Reality show 'racism' causes stir

The alleged racism faced by actress Shilpa Shetty has led to protests in India.

    Indian protestors burned effigies of the
    organisers of Celebrity Big Brother

    Almost 20,000 viewers of the show have complained that Shetty has been subjected to racist abuse by her Big Brother "housemates".
     
    Contestants on the show have mimicked Shetty's accent, while one contestant referred to her as "the Indian" and asked her if she lived in a shack.
     
    In India, Shetty's treatment was front page news and provoked protests where effigies of the shows producers were burnt.
     
    A statement from the Indian Foreign Ministry said: "The government of India has taken up the matter with the British government." 
     

    "I have not seen the show in question... but I would agree that we should oppose racism in all its forms"

    Tony Blair,
    British prime minister

    A spokesman for Blair said that the response from viewers showed there was "no level of toleration in this country for anything that rightly or wrongly can be perceived as racism".
     
    The shows biggest sponsor has said it is reviewing its endorsement of the series.
     
    But the controversy has helped the programme's ratings.
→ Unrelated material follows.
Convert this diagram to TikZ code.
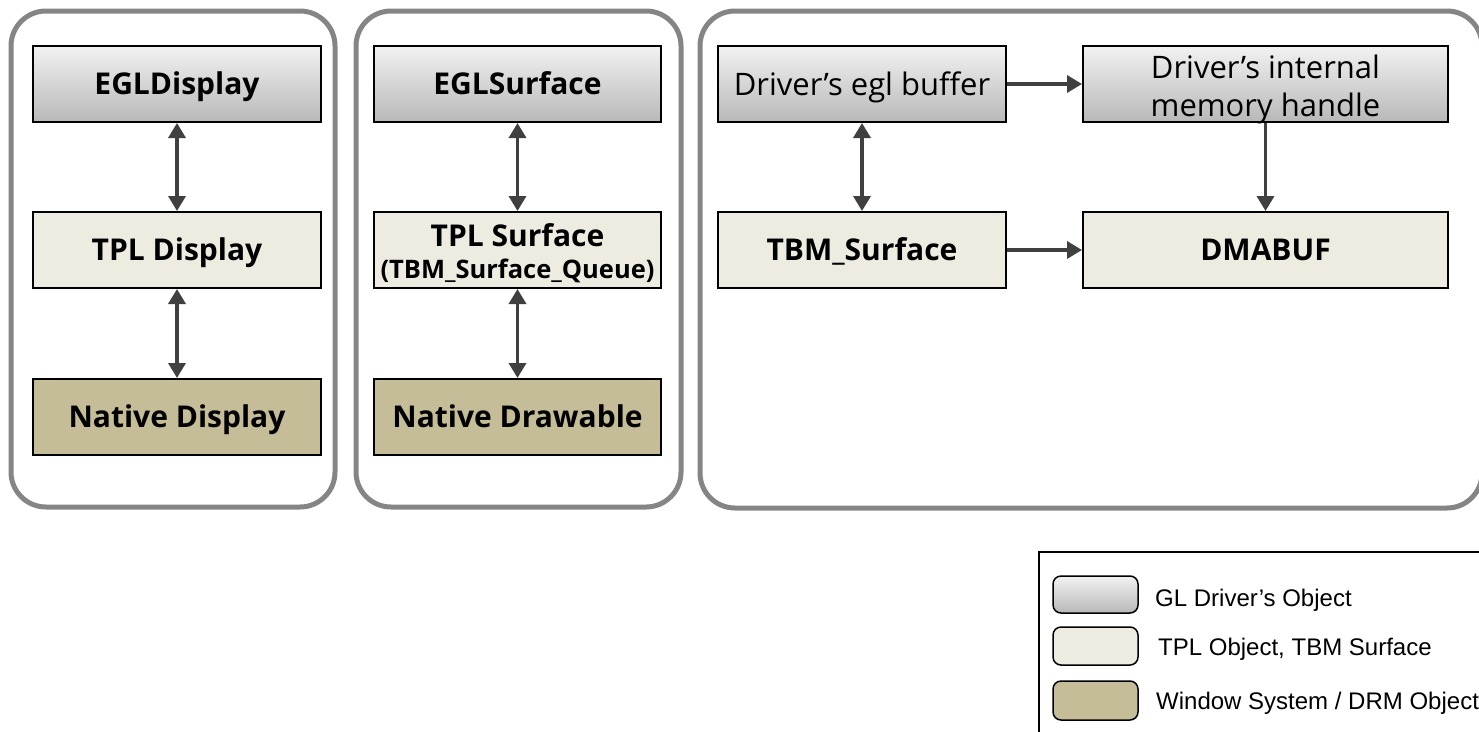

It pulled 4.5 million viewers on Tuesday, up from 3.5 million on Monday.
     
    One member of the public in India, interviewed by Al Jazeera, said: "This is supposed to be reality and if this is reality in the West, then I think it is very sad."
     
    Channel 4, the broadcaster of the show, issued a statement saying there has been a "cultural and class clash between Shetty and three of the British women in the house" but denied that there had been "overt racial abuse or racist behaviour" against Shetty.
     
    The British police are reported to be investigating emails sent to organisers of the show containing "unspecified threats against a number of the housemates".
     
    Gordon Brown, the British chancellor, is currently visiting India.
     
    He told reporters: "I want Britain to be seen as a country of fairness and tolerance... anything that detracts from that, I condemn."
     
    Participants in the show are locked in the "Big Brother House" for the duration of the show and have no contact with the outside world. They are said to be unaware of the public outcry their behaviour has caused.
     
    Celebrity Big Brother is not available to viewers in India, but the country has its own similar show called "Big Boss".